QQ turning the corner

opening QQ 2

opening QQ 3

Once Queequeg was out of his wrapping, Kathleen ascended the ladder and she and John brought him up into the garden and leaned him against the bright orange light standard.  He fit just as we had expected, resting securely on a small wooden board to cushion him from the rocks.  From now until May 15, Queequeg in his own proper person will dwarf everyone who enters the building behind him, but without their knowing it unless they walk up or down the staircase and see him from the north side.

Queequeg on the rocks

Queequeg on the rocks

What a difference a day makes!  Queequeg fills up the rock garden like it was made for him.  His noble stature and golden tones play off beautifully against Fred North’s Ishmael sailing off into the “howling infinite,” Aaron Zlatkin’s white whale impaling himself on the mast-heads, and Kathleen Piercefield’s Pip struggling for his life.  One essential figure was missing from this dramatic ensemble, the obsessed captain whose virulent obsession drives the plot of the novel and takes his entire crew, save one, down with him.  So the fifth artwork we placed in the rock garden was Ahab’s Leg by Christopher Roach, its golden color, beyond its black strap, a lovely match with the pervasive color of Queequeg’s print, but its ultimate fate, severed from its body and abandoned on the rocks, in the sharpest possible contrast to the glorious selfhood of the upright harpooneer.  My favorite view of the rock garden ensemble is from high above on the stairway, where, even in a diminished perspective, each of the five works is clearly seen, pulling the eye down with a vortical force similar to that which sucked the Peqoud and its sailors out of sight.

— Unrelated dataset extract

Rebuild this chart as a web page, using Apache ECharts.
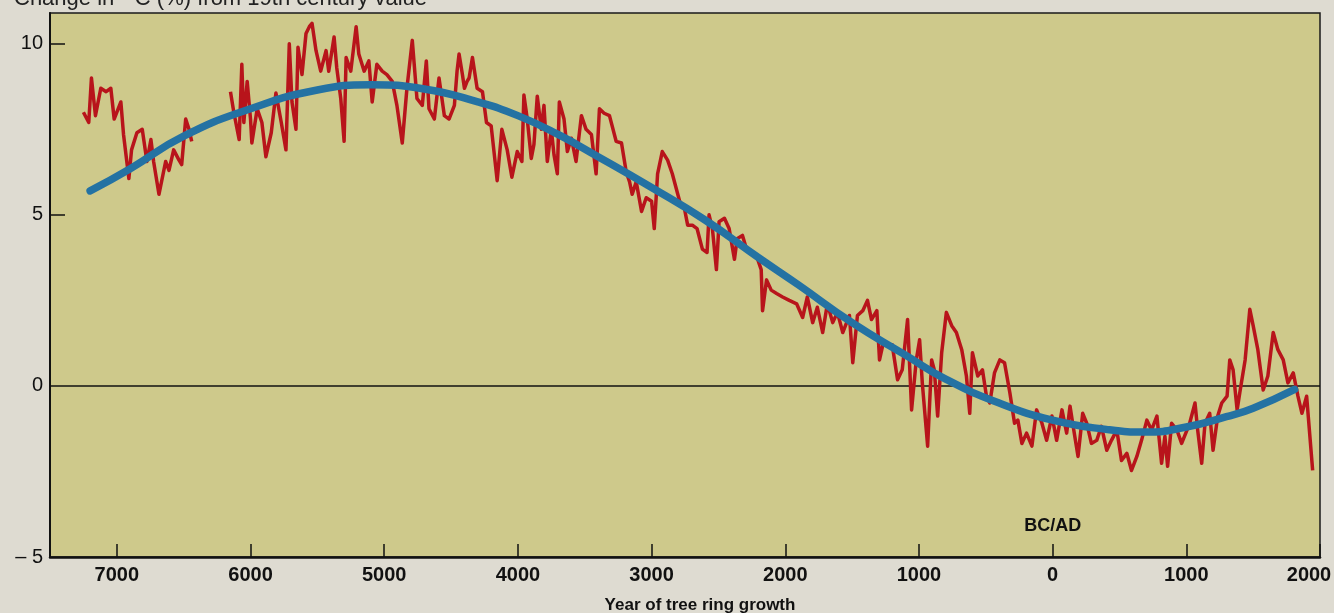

five on rocks from on high

Kathleen loved the spots we had found for Pip: Transcendence yesterday and for her Moby Dick, Headwaters, and Women of New Bedford prints this morning.  After she and John headed back to Dry Ridge, Emma Rose and I made our plans for the coming week.   After she left to teach her dance class, I stayed for an hour longer, taking some photos for this blog and catching up on emails that had come in during the day.

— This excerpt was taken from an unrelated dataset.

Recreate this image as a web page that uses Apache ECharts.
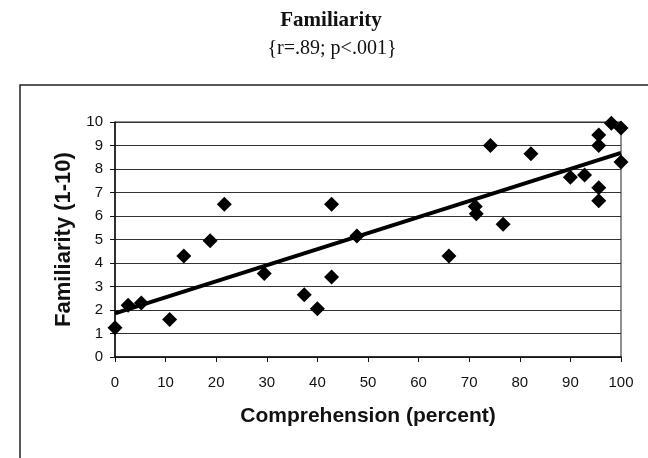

Caitlin Sparks and Jay Gray with White Whale Triptych

Caitlin Sparks and Jay Gray with White Whale triptych

Caitlin had said she had hoped to frame her three White Whale photos and get them to me by the end of the week.  Now, shortly before closing time on Friday, here she was with Jay, eager to walk upstairs and see how they looked in their designated place.  The three photos looked perfect on three successive stack fronts, and their elusive, alluring white bodies related well to those in Caitlin’s three Whiteness photos on the pillar below them to the right (as well as to the white female figure in The Women of New Bedford).  Caitlin and Jay looked as wonderfully as the art works did.  Today was exactly one week since their opening at the Weston Gallery had dramatically raised their profile as an artistic partnership in Greater Cincinnati.  After setting the White Whale photos high on the stack fronts, we discussed some of the ways in which their Numediacy partnership might document the upcoming Moby Arts Fest.  I will be commissioning them to document the four-day sequence in whatever way they think best, the end result to be posted on YouTube with a link to this blog.

Emma Rose and I felt we’d had an excellent week.  We had taken one day a time as its opportunities and challenges allowed.  This venue accommodated, and showcased, our artworks more capaciously and more professionally than we had imagined.  By the end of the week we could say, with Emily Dickinson, “[We] made slow Riches, but [our] Gain / Was steady as the Sun.”  We were weaving the “crosswise threads” of our matt-making pattern into a strong, shapely, living fabric.